As part of getting to know a new country and a new city, one of my favourite things to explore are the bookshops and in Oslo there are more than you can shake a stick at. This is by no means a comprehensive guide to the city’s bookshops but is a small sample of those that so far, I have enjoyed exploring. This is likely a post that will have future follow ups as I get to know the city and its bookshops better.
To begin with in Oslo there are the various chain bookshops, ARK, Norli and Tanum. Each of these has multiple shops of different sizes across the city but a few are worth taking a look at. In particular the Norli on Universitetsgate, and the Tanum at Litteraturhuset are worth going into. ARK have a good shop on Karl Johan’s gate the main drag in Oslo city centre for shopping.
The Norli on Universitetsgate, not far from the palace and around the corner from both the National Gallery and National History Museum is a shop with a glass door that it would be easy to miss but once inside you will find a well laid out and spacious bookshop with two floors and lots of fascinating titles not only in Norwegian and Swedish but in English too. One of the curious things I noticed in the bookshops here is that as well as their being an English language novel section as is common in Prague say, in a sign of the strength of English language learning in Norway, English language books are scattered among the Norwegian language books in practically every subject matter.
Going to the Norli on Universitetsgate also has the advantage of getting you close to several more nearby bookshops. Two doors over from Norli there is a Fretex shop (Salvation Army). Downstairs there you will find an intriguing mix of books at reasonable prices and again English language books mixed among the Norwegian. A little further up the street past the Kaffebrenneriet on the street you will come to Tronsmo bookshop.
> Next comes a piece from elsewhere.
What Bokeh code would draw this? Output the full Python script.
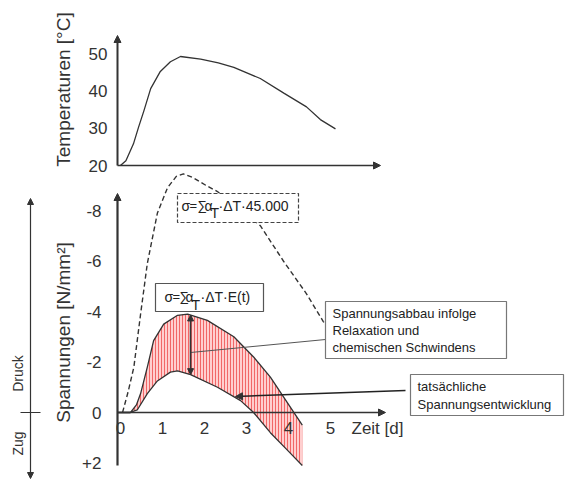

Tronsmo is a beautiful big bookshop, with a huge range of titles. Now on Universitetsgate, it was previously in a location just around the corner which is now a temporary gallery. The music section of the bookshop is especially strong as are the current affairs, politics, photography and art sections. There is also a strong children’s section. The walls of the shop are covered in photography and posters of vintage and more recent variety. Because of the big wide open layout the bookshop at first feels like it might be sparse but after a good ten minutes browsing you realise that the shelves are very full and they have many recently published English language books. It’s a fairly high brow bookshop as these things go, and the odd seat to take a bit more time over things would be welcome but its a bookshop that will require multiple visits.
Just before Tronsmo there is Norlis antikvariat which looks like a real specialist bookshop for those interested in rare books and collectibles. The windows contain rare books and maps among other things at fairly high prices. I’ve yet to work up the courage to enter, but look forward to popping in some day.
If you go back to the square on Karl Johan’s gate and make your way towards the palace, but then turn right away from it you’ll eventually find Litteraturhuset. As well as being offices for a variety of writing related organisations, an educational space, a writing space, and much mord besides, the ground floor boasts a café and a small but rich bookshop, run by Tanum. Here you will find a fantastic selection of essays and literary criticism as well as novels, poetry and current affairs and history.
Elsewhere in the city, walking east away from Oslo sentralstasjon, along Storgata, you will find El Dorada bookshop, which has a strong selection of English language books but they push especially Penguin Classics. They have an overwhelming selection of literary journals which are worth browsing and the bookshop is aesthetically very pleasing to be in.
Further along Storgata and turning onto Bernt Ankers gate you come to Cappelens Forslag. Cappelen is a well-known name in the world of Norwegian books. Cappelen Damm are one of the country’s largest publishing houses, but the Cappelens behind this small rare bookshop are not connected to the big name publisher. Opened in 2011 Cappelens Forslag is a small square place with lots of character and it specialises in rare English language books in the main. It is chiefly famous in Norway for its konversasjonsleksikon, a kind of subjective encyclopedia, the second volume of which appears later this year.
There is also a small cafe space at the back with black coffee and a range of Chinese teas imported via Bergen which are a real treat. Its an especially good bookshop in which to talk books with the knowledgeable and friendly staff.
The final bookshop for this post which I’ll mention is another small independent shop on Schous plass in Grunerløkke. Schous bokhandel, which only opened this year, is another bookshop in a square ground floor space with the books stacked neatly along the walls. It has plenty of chairs and the day I was in, the guy working there was just popping some Johnny Cash on the record players. They carried plenty of unusual English language titles along with everything else. Like Cappelen’s forslag, they also had interesting poetry titles in both English and Norwegian from a range of presses big and small.
The pickings in Oslo for bookshops are rich indeed and if you find yourself passing through you could do worse than find the time to pop into several of these bookshops in between admiring the rest of what Oslo has to offer.